Açıklamalar ışığında davacının tacir olmadığı sabit olup eldeki dava da Ticaret Kanununda düzenlenen mutlak ticari davalardan değildir. Bu durumda mahkememiz görevli olmayıp Asliye Hukuk Mahkemesi görevlidir. Görevle ilgili düzenlemeler kamu düzenine ilişkin olup taraflar ileri sürmese dahi yargılamanın her aşamasında resen gözetilir. Görevle ilgili hususlarda kazanılmış hak söz konusu olmaz.
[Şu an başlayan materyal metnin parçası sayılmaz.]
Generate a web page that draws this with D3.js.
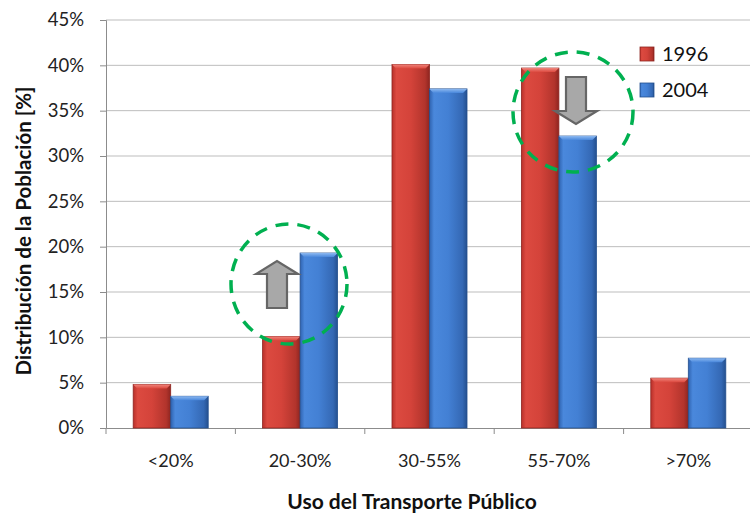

Görev kuralları yetki kurallarından da önce uygulanır.
Tüm dosya kapsamı, davanın niteliği, Yargıtay içtihatları birlikte değerlendirildiğinde, mahkememiz önünde görülmekte olan davaya bakmakla görevli mahkemenin Asliye Hukuk Mahkemesi olması nedeniyle mahkememizin görevsizliğine karar vermek gerekmiş ve aşağıdaki şekilde hüküm kurulmuştur.
GEREĞİ DÜŞÜNÜLDÜ : Gerekçesi gerekçeli kararda açıklanacağı üzere
1.Mahkememizin eldeki davaya bakmakta görevsizliği nedeniyle 6100 sayılı HMK’nın 114(1)-c), 115/(2), 138(1) maddeleri gereğince davacının dava dilekçesinin dava şartı yokluğundan USULDEN REDDİNE, MAHKEMEMİZİN GÖREVSİZLİĞİNE,
2.Davaya bakmakta görevli mahkemenin Samsun Nöbetçi Asliye Hukuk Mahkemesi olduğuna,
3.HMK’nın 20(1) maddesi gereğince işbu kararın kesinleşmesi ve iki haftalık başvurusu süresinde talep halinde dava dosyasının belirtilen görevli mahkemeye gönderilmesine, aksi halde dosyanın mahkememizce açılmamış sayılmasına,
4.HMK’nın 331/2 maddesi de gözetilerek harç ve yargılama giderlerinin iki haftalık başvuru süresi içerisinde talep olması halinde görevli mahkemede gözetilmesine, bu süre içerisinde başvuru olmaması halinde ise, HMK 20/(1) son cümlesine göre daha sonra talep halinde gerektiğinde mahkememizce karar verilmesine,
Dair, kararın tebliğinden itibaren iki hafta içerisinde Samsun Bölge Adliye Mahkemesinde istinaf yasa yolu açık olmak üzere taraf vekillerinin yüzünde verilen karar, açıkça okunup usülen anlatıldı.26/03/2019

Katip

Hakim
¸

Bu belge 5070 Sayılı Elektronik İmza Kanunu kapsamında E-imza ile imzalanmıştır.